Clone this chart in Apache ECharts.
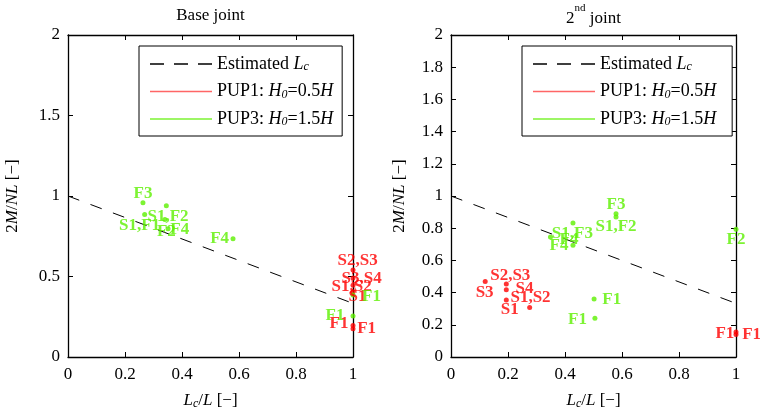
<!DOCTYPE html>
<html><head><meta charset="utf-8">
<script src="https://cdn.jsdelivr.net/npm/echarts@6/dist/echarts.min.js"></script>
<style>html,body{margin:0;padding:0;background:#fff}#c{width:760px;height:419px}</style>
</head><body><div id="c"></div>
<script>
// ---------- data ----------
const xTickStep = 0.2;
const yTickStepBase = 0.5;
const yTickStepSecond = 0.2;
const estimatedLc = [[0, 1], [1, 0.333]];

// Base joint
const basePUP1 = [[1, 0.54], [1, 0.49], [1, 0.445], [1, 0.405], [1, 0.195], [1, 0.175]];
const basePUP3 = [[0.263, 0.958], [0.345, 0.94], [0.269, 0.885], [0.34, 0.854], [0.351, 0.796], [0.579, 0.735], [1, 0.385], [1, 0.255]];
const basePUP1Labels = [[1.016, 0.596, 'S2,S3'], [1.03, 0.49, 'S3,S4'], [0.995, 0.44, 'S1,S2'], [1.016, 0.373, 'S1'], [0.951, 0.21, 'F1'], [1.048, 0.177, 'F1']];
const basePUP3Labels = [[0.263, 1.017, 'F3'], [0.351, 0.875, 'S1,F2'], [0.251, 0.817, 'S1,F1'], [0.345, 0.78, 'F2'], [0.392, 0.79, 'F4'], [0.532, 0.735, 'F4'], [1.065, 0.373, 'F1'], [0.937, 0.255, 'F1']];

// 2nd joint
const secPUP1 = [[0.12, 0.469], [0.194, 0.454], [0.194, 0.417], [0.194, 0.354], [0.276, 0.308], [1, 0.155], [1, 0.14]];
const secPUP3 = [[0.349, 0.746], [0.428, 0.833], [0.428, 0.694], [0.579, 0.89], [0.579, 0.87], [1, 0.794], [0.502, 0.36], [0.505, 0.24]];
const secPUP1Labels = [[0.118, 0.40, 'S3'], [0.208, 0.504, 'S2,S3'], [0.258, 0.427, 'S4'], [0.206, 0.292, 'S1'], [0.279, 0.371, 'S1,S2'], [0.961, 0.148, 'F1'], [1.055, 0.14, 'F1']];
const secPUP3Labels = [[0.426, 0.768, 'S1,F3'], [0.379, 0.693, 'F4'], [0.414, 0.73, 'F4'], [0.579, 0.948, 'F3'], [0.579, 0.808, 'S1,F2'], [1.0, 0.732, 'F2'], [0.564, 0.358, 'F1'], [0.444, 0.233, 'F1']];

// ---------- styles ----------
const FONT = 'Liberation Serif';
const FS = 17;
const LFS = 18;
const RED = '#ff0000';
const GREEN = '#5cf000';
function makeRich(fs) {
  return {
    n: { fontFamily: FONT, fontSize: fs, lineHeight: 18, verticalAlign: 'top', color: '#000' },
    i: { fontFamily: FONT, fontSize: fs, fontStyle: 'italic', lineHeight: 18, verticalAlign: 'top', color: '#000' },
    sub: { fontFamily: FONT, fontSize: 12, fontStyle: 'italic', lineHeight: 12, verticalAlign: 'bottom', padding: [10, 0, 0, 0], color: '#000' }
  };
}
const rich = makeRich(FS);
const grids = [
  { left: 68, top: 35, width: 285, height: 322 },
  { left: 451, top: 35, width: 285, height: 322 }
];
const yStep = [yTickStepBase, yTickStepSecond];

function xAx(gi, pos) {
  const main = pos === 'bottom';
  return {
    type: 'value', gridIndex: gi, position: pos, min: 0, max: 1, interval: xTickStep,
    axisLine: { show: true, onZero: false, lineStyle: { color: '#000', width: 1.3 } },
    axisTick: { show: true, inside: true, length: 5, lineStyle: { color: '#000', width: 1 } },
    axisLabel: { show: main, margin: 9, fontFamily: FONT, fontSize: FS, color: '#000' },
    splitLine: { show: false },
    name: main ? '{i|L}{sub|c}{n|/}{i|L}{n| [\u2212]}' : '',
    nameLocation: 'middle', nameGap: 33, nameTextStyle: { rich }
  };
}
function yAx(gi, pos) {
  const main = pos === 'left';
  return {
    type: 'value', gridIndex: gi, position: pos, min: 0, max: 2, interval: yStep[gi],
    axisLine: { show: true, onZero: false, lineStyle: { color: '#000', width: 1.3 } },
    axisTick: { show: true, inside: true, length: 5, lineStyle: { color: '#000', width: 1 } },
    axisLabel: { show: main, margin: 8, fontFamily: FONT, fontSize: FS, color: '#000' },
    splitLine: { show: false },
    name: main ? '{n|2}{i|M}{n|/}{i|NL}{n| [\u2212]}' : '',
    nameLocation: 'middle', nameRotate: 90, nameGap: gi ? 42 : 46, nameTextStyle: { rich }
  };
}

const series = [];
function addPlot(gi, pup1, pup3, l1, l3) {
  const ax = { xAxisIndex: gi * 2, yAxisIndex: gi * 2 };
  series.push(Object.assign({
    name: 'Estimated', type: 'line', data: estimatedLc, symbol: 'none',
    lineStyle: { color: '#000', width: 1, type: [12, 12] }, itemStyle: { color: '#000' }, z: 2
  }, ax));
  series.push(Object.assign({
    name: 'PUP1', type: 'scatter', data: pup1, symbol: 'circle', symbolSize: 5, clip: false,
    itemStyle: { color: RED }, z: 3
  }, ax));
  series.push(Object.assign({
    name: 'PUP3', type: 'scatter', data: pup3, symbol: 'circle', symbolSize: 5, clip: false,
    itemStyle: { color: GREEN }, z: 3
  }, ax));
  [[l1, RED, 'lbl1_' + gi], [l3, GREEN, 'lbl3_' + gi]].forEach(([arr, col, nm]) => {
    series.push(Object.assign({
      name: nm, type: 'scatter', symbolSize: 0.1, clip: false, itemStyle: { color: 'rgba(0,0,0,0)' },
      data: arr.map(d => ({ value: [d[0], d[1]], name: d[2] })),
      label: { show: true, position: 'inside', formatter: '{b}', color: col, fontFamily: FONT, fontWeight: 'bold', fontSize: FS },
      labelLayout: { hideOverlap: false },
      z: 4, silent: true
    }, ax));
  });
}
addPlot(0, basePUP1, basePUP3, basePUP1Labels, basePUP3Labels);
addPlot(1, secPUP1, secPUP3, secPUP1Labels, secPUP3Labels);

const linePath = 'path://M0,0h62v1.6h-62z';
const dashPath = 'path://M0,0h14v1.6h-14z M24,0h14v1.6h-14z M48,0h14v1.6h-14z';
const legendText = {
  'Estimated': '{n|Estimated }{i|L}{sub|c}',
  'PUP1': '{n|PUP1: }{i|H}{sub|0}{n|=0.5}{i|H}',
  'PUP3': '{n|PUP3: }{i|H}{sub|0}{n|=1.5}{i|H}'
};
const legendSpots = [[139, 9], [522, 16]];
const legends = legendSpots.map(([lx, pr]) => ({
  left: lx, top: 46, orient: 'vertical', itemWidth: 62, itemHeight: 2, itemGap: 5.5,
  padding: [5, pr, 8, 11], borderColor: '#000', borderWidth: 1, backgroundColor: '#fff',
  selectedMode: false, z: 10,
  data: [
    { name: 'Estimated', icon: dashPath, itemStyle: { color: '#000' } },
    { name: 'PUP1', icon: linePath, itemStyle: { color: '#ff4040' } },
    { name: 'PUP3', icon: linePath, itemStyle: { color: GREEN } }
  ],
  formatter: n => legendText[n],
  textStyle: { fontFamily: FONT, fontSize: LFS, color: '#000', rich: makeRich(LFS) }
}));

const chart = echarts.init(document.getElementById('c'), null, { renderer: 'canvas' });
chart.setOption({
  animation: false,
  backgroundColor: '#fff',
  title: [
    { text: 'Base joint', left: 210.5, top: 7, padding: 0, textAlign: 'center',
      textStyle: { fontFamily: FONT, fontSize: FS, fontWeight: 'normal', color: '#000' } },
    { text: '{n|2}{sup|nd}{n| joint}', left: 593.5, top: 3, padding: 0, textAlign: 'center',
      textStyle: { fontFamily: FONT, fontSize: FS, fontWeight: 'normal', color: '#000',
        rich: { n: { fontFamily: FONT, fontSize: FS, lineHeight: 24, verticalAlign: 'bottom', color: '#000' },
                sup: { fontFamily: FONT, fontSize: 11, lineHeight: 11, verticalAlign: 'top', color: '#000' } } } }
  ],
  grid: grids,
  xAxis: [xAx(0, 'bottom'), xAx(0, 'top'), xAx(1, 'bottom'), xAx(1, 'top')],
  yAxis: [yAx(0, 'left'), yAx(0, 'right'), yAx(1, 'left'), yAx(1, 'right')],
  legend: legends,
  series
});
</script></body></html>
_ _ _ _ _
Reproduce the data above word for word from its first line through the line that holds "[0.937, 0.255, 'F1']];", both ends included; skip pictures.

Clone this chart in Apache ECharts.
<!DOCTYPE html>
<html><head><meta charset="utf-8">
<script src="https://cdn.jsdelivr.net/npm/echarts@6/dist/echarts.min.js"></script>
<style>html,body{margin:0;padding:0;background:#fff}#c{width:760px;height:419px}</style>
</head><body><div id="c"></div>
<script>
// ---------- data ----------
const xTickStep = 0.2;
const yTickStepBase = 0.5;
const yTickStepSecond = 0.2;
const estimatedLc = [[0, 1], [1, 0.333]];

// Base joint
const basePUP1 = [[1, 0.54], [1, 0.49], [1, 0.445], [1, 0.405], [1, 0.195], [1, 0.175]];
const basePUP3 = [[0.263, 0.958], [0.345, 0.94], [0.269, 0.885], [0.34, 0.854], [0.351, 0.796], [0.579, 0.735], [1, 0.385], [1, 0.255]];
const basePUP1Labels = [[1.016, 0.596, 'S2,S3'], [1.03, 0.49, 'S3,S4'], [0.995, 0.44, 'S1,S2'], [1.016, 0.373, 'S1'], [0.951, 0.21, 'F1'], [1.048, 0.177, 'F1']];
const basePUP3Labels = [[0.263, 1.017, 'F3'], [0.351, 0.875, 'S1,F2'], [0.251, 0.817, 'S1,F1'], [0.345, 0.78, 'F2'], [0.392, 0.79, 'F4'], [0.532, 0.735, 'F4'], [1.065, 0.373, 'F1'], [0.937, 0.255, 'F1']];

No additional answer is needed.